Beispiele dafür finden sich – unauslöschlich – im Netz. Zu Hauf. In seiner neuen Funktion werden sie sich weiter häufen. Denn als Haushaltskommissar kann und wird Günter Oettinger noch mehr als er es jetzt schon tut zu vielen Themen seine Stimme erheben.
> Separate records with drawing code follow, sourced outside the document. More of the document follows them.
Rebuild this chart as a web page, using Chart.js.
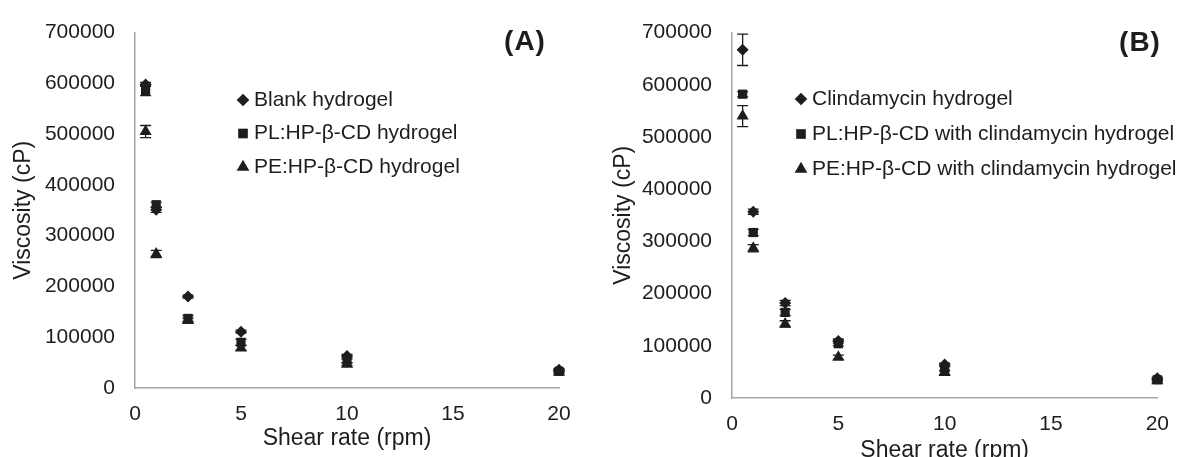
<!DOCTYPE html>
<html>
<head>
<meta charset="utf-8">
<script src="https://cdn.jsdelivr.net/npm/chart.js@4.4.1/dist/chart.umd.min.js"></script>
<style>
  body { margin: 0; background: #fff; width: 1183px; height: 457px; overflow: hidden; position: relative; }
  canvas { position: absolute; top: 0; }
</style>
</head>
<body>
<canvas id="chartA" width="590" height="457" style="left:0"></canvas>
<canvas id="chartB" width="593" height="457" style="left:590px"></canvas>
<script>
const shearRate = [0.5, 1, 2.5, 5, 10, 20];
const xTicks = [0, 5, 10, 15, 20];
const yTicks = [0, 100000, 200000, 300000, 400000, 500000, 600000, 700000];

// panel A
const blankHydrogel = [598000, 351000, 180000, 111000, 63000, 36000];
const blankErr = [4000, 5000, 3000, 3000, 3000, 2000];
const plHydrogel = [586000, 361000, 137000, 90000, 53000, 33000];
const plErr = [10000, 5000, 6000, 6000, 4000, 2000];
const peHydrogel = [505000, 264000, 133000, 79000, 47000, 31000];
const peErr = [12000, 7000, 5000, 5000, 3000, 2000];

// panel B
const clindaHydrogel = [667000, 357000, 182000, 109000, 64000, 38000];
const clindaErr = [30000, 5000, 5000, 4000, 3000, 2000];
const plClinda = [582000, 317000, 164000, 104000, 56000, 35000];
const plClindaErr = [5000, 6000, 6000, 4000, 4000, 2000];
const peClinda = [540000, 287000, 142000, 78000, 49000, 33000];
const peClindaErr = [20000, 7000, 6000, 4000, 4000, 2000];

const FONT = "'Liberation Sans', Arial, sans-serif";
const INK = '#1f1c1d';
const AXIS = '#a6a6a6';

function series(label, values, errs, style, radius) {
  return {
    label: label,
    data: values.map((v, i) => ({ x: shearRate[i], y: v })),
    errors: errs,
    showLine: false,
    clip: false,
    pointStyle: style,
    pointRadius: radius,
    pointHoverRadius: radius,
    pointBackgroundColor: INK,
    pointBorderColor: INK,
    pointBorderWidth: 0,
  };
}

// vertical error bars with caps
const errorBars = {
  id: 'errorBars',
  beforeDatasetsDraw(chart) {
    const ctx = chart.ctx;
    const ys = chart.scales.y;
    ctx.save();
    ctx.strokeStyle = INK;
    ctx.lineWidth = 1.3;
    chart.data.datasets.forEach((ds, di) => {
      const meta = chart.getDatasetMeta(di);
      ds.data.forEach((p, i) => {
        const e = ds.errors[i];
        if (!e) return;
        const x = meta.data[i].x;
        const y1 = ys.getPixelForValue(p.y - e);
        const y2 = ys.getPixelForValue(p.y + e);
        ctx.beginPath();
        ctx.moveTo(x, y1); ctx.lineTo(x, y2);
        ctx.moveTo(x - 5.5, y1); ctx.lineTo(x + 5.5, y1);
        ctx.moveTo(x - 5.5, y2); ctx.lineTo(x + 5.5, y2);
        ctx.stroke();
      });
    });
    ctx.restore();
  }
};

// legend inside plot + panel letter
const insideLegend = {
  id: 'insideLegend',
  afterDraw(chart, args, o) {
    const ctx = chart.ctx;
    ctx.save();
    ctx.font = '21px ' + FONT;
    ctx.fillStyle = INK;
    ctx.textBaseline = 'middle';
    ctx.textAlign = 'left';
    chart.data.datasets.forEach((ds, i) => {
      const y = o.y + i * o.gap;
      ctx.fillStyle = INK;
      ctx.strokeStyle = INK;
      ctx.lineWidth = 0;
      Chart.helpers.drawPoint(ctx, { pointStyle: ds.pointStyle, radius: ds.pointRadius * 1.05, borderWidth: 0 }, o.x, y);
      ctx.fillText(ds.label, o.textX, y);
    });
    ctx.font = 'bold 28px ' + FONT;
    ctx.letterSpacing = '1px';
    ctx.textAlign = 'center';
    ctx.fillText(o.tag, o.tagX, o.tagY);
    ctx.restore();
  }
};

function makeChart(id, datasets, lay) {
  return new Chart(document.getElementById(id).getContext('2d'), {
    type: 'scatter',
    data: { datasets: datasets },
    plugins: [errorBars, insideLegend],
    options: {
      responsive: false,
      animation: false,
      events: [],
      layout: { padding: { left: 0, right: lay.right, top: 28, bottom: 0 } },
      plugins: {
        legend: { display: false },
        tooltip: { enabled: false },
        insideLegend: lay.legend,
      },
      scales: {
        x: {
          type: 'linear', min: 0, max: 20,
          afterFit: s => { s.height = lay.xHeight; },
          afterBuildTicks: s => { s.ticks = xTicks.map(v => ({ value: v })); },
          grid: { display: false, drawTicks: false },
          border: { color: AXIS, width: 1.5 },
          ticks: { color: INK, padding: 14, font: { family: FONT, size: 21 }, maxRotation: 0 },
          title: { display: true, text: 'Shear rate (rpm)', color: INK,
                   font: { family: FONT, size: 23 }, padding: { top: 0, bottom: lay.xTitlePad } },
        },
        y: {
          type: 'linear', min: 0, max: 700000,
          afterFit: s => { s.width = lay.yWidth; },
          afterBuildTicks: s => { s.ticks = yTicks.map(v => ({ value: v })); },
          grid: { display: false, drawTicks: false },
          border: { color: AXIS, width: 1.5 },
          ticks: { color: INK, padding: 20, font: { family: FONT, size: 21 }, callback: v => String(v) },
          title: { display: true, text: 'Viscosity (cP)', color: INK,
                   font: { family: FONT, size: 23 }, padding: { top: lay.yTitlePad, bottom: 0 } },
        },
      },
    },
  });
}

makeChart('chartA', [
  series('Blank hydrogel', blankHydrogel, blankErr, 'rectRot', 6),
  series('PL:HP-β-CD hydrogel', plHydrogel, plErr, 'rect', 6.5),
  series('PE:HP-β-CD hydrogel', peHydrogel, peErr, 'triangle', 7),
], {
  right: 31, yWidth: 135, xHeight: 69, xTitlePad: 5, yTitlePad: 10,
  legend: { x: 243, y: 100, gap: 33.5, textX: 254, tag: '(A)', tagX: 525, tagY: 42 },
});

makeChart('chartB', [
  series('Clindamycin hydrogel', clindaHydrogel, clindaErr, 'rectRot', 6),
  series('PL:HP-β-CD with clindamycin hydrogel', plClinda, plClindaErr, 'rect', 6.5),
  series('PE:HP-β-CD with clindamycin hydrogel', peClinda, peClindaErr, 'triangle', 7),
], {
  right: 15, yWidth: 142, xHeight: 59, xTitlePad: -7, yTitlePad: 20,
  legend: { x: 211, y: 99, gap: 35, textX: 222, tag: '(B)', tagX: 550, tagY: 43 },
});
</script>
</body>
</html>
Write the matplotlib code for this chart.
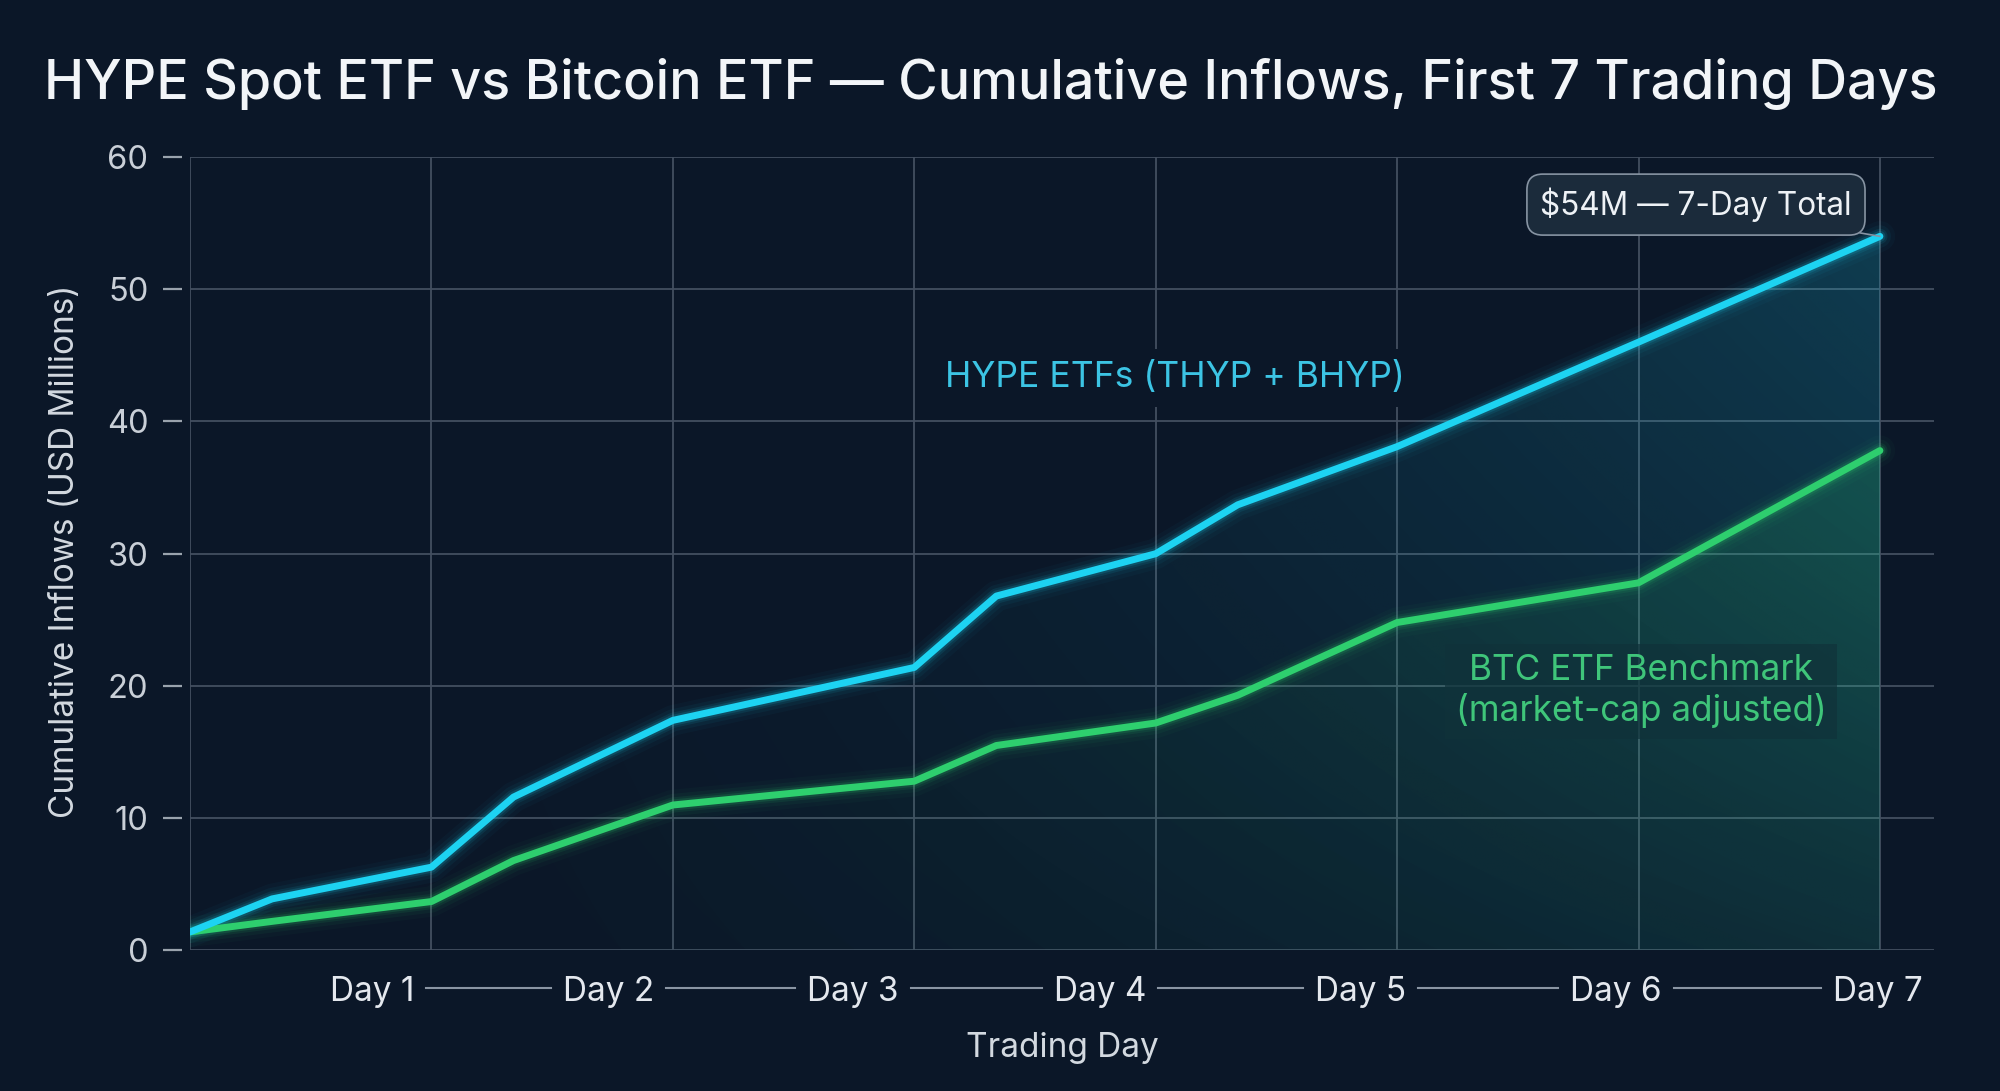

Weiterer Deutscher am Schalthebel

Mit dem Aufrücken des Schwabens in der EU-Kommission rückt aber auch ein weiterer Deutscher an die Schalthebel der Europäischen Union. Das wird nicht jedem schmecken, zumal ein anderer Deutscher eine der wichtigsten Funktionen in der EU-Kommission innehat – mancher wird sagen die wichtigste Funktion: Martin Selmayr, Junckers Kabinettschef. Einer, der sich in seinem Umfeld nicht gerade der ungeteilten Wertschätzung erfreut. Im Gegenteil. Nicht wenige empfinden ihn als zu übergriffig.
Haushälter werden selten geliebt. Sie müssen ihren Job machen: Kasse zusammenhalten, Begehrlichkeiten abwehren. Oettinger muss jetzt beweisen, dass er eine gute Wahl ist.